Nessa ótica, Humberto Ávila enfatiza que o princípio da segurança jurídica está vinculado ao aspecto de cognoscibilidade (possibilidade de acesso e entendimento intelectual ao conceito normativo), confiabilidade (estabilidade e segurança quanto à permanência do conteúdo) e calculabilidade (capacidade de antecipar o conteúdo, previsibilidade). De tal modo, negar os créditos nas circunstâncias acima é violar concretamente as diretrizes responsáveis pela realização da segurança jurídica no ordenamento.

Não se trata de defender que todo e qualquer dispêndio vinculado direta e indiretamente com a Covid-19 gera direito aos créditos dessas contribuições, indiscriminadamente e independentemente de onde ele for empregado (como nas áreas administrativas).

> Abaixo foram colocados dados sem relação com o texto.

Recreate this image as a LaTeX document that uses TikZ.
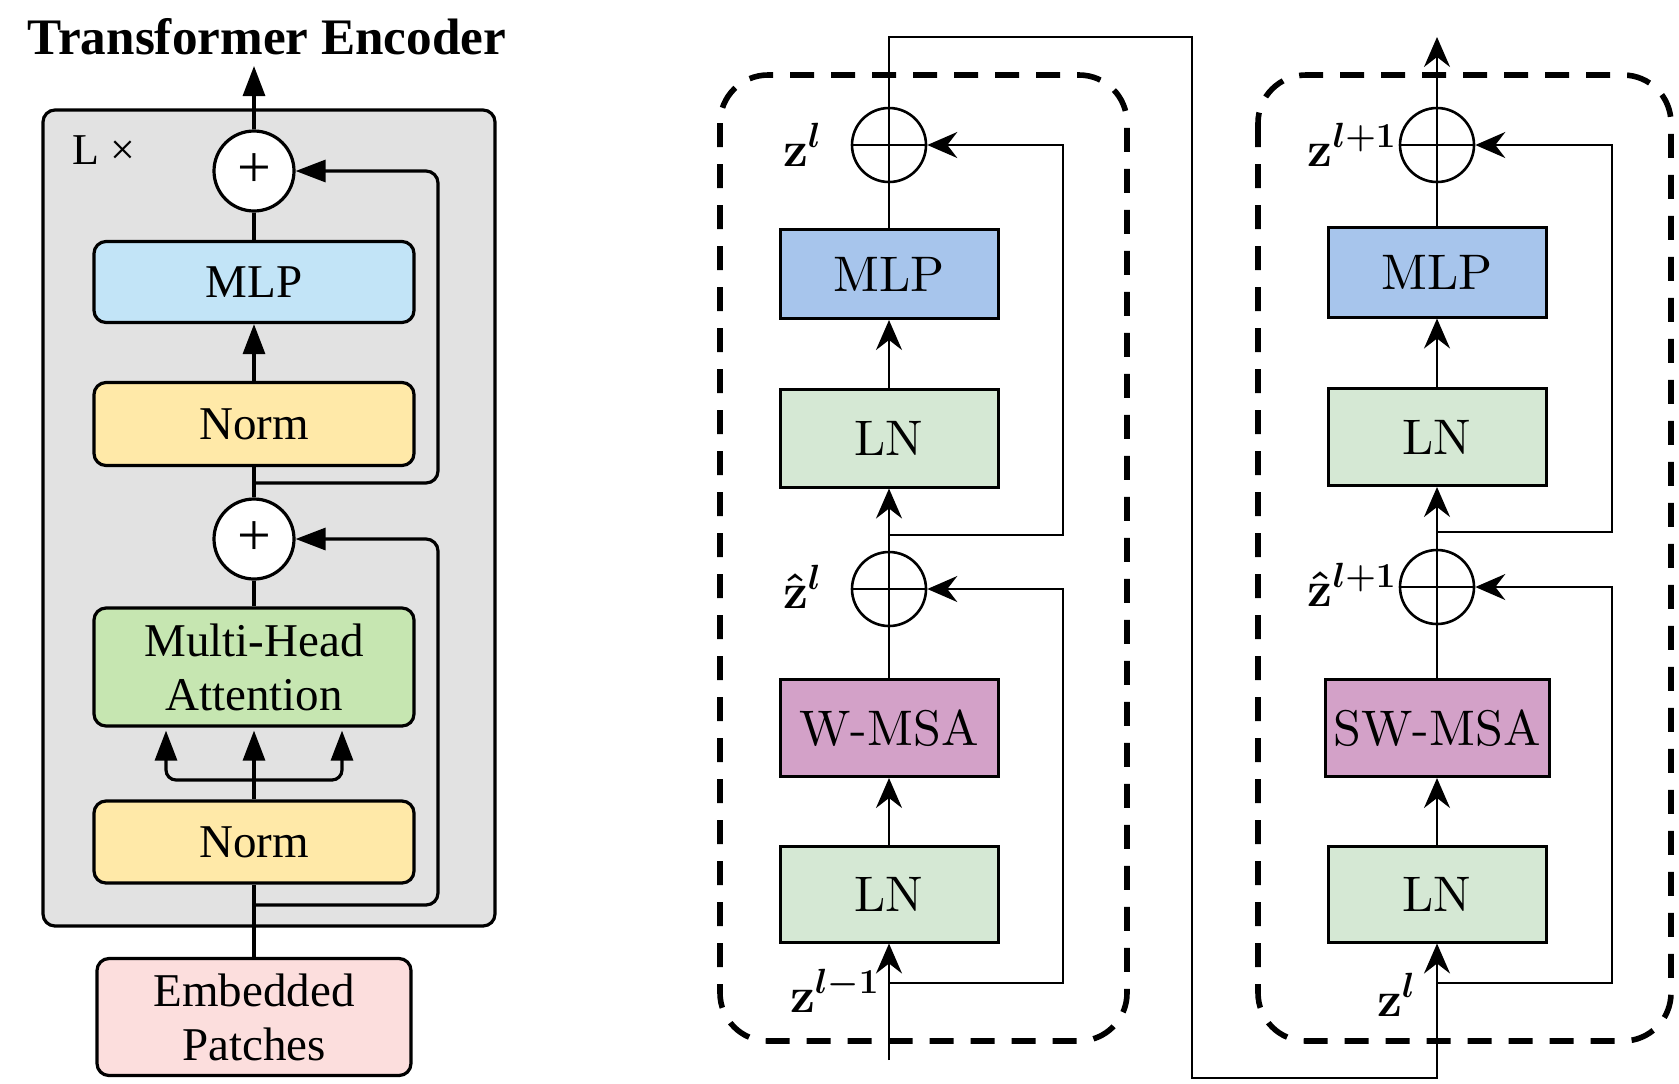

Trata-se, ao revés, de fazer uma análise criteriosa a fim de verificar quais deles são aplicados no ciclo produtivo da empresa, desde a produção de bens (ou prestação de serviços) até sua venda, com o respectivo auferimento de receita.

Deve-se lembrar que, em que pese a pandemia tenha se apresentado como fator surpresa aos contribuintes, isso não desnatura o conceito de insumos já estabelecido pelos tribunais, de modo que os itens adquiridos pelas empresas serão considerados insumos, quer pelo critério da essencialidade, quer pelo critério da relevância, quando estiverem vinculados à realização do objeto social do contribuinte.

Sem qualquer pretensão de exaurir as discussões que envolvem a matéria, independentemente do silêncio do Fisco Federal, somos da opinião de que os gastos incluídos pelas empresas visando à prevenção, controle e mitigação dos riscos de transmissão da Covid-19, quando utilizados no exercício das  atividades econômicas por imposição legal, devem ser registrados como insumos para fins de aproveitamento de créditos do PIS e da Cofins.

*Claudia Abrosio e Daniel Clarke são advogados tributarista do escritório Ayres Ribeiro Advogados.